Rib Davis and students at Place Farm Barn

This week, an innovative project to connect generations within the local community gets underway at West Horsley Place.

 Our Stories – which has received support from the National Lottery Heritage Fund - is an intergenerational project through which young people aged 15-18 will interview older people about their memories of West Horsley Place and the surrounding area, to create an oral history. 

 The oral history will be accessible to the public as a resource to learn about the history of West Horsley Place and it will also be archived at Surrey History Centre.

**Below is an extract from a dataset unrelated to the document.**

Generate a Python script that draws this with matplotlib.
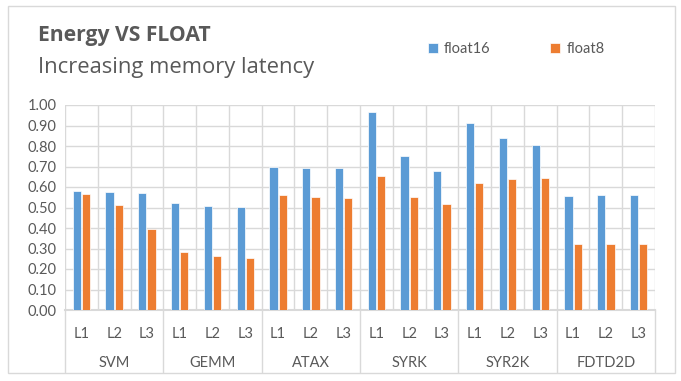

 Through this project, young people will learn new skills and will learn about their local history, and older people will have an opportunity to share their stories and to create new connections. 

 Our Stories has been devised by West Horsley Place Trust to combat loneliness and to improve wellbeing, and it is part of a wider two-year programme of public consultation and activity that will, for the first time, enable a wide range of people from the local community to experience how heritage spaces can transform health and wellbeing.

 Jo Ellison, Community Engagement Project Co-ordinator at West Horsley Place, said:

 Students train with Rib Davis“We are delighted to be getting Our Stories underway this week, and to be welcoming participants to West Horsley Place. We have 14 young people who will be interviewing older local residents with memories of West Horsley Place, Mary, Duchess of Roxburghe and the surrounding area.  By bringing the generations together we will create new opportunities for learning and understanding and, collectively, we will discover more about our past. Our vision is that West Horsley Place will become a welcoming space for the community to share and enjoy, and Our Stories is an important part of this.”

 The project is being led by Oral history specialist, Rib Davis. Having been involved in the collection and use of oral history since the late '70s, Rib was appointed an accredited trainer in oral history on behalf of the British Library and the Oral History Society. He has given training to, amongst others, the Science Museum, London, the Royal Opera House, the National Army Museum, the Victoria and Albert Museum, Tate Britain and Oxford University Press. Rib said:

 “The young people are learning about careful and active listening and asking well-crafted questions, not leading the interviewee and not implying any judgements. They are also learning to overcome their nerves!”

 15-year old Jasi, a student at Howard of Effingham School, said:

 “Taking part in Our Stories is an opportunity to learn a new skill and learn more about the history of the place that I live in. This will help me to achieve my Duke of Edinburgh Award. I’ve always wanted to do it because my mum did it and it will look good on my CV.”

 Wendy Rumble, who has lived in West Horsley throughout her life and who is taking part in the project, said:

 “It is important for one’s wellbeing to feel one can share memories and be able to enrich the lives of others.”


Our Stories begins this week at West Horsley Place.  The project will run over a six month period, with weekly sessions held at West Horsley Place. 


Rib Davis is also Chair of the Environment and Climate Change Special Interest Group of the Oral History Society.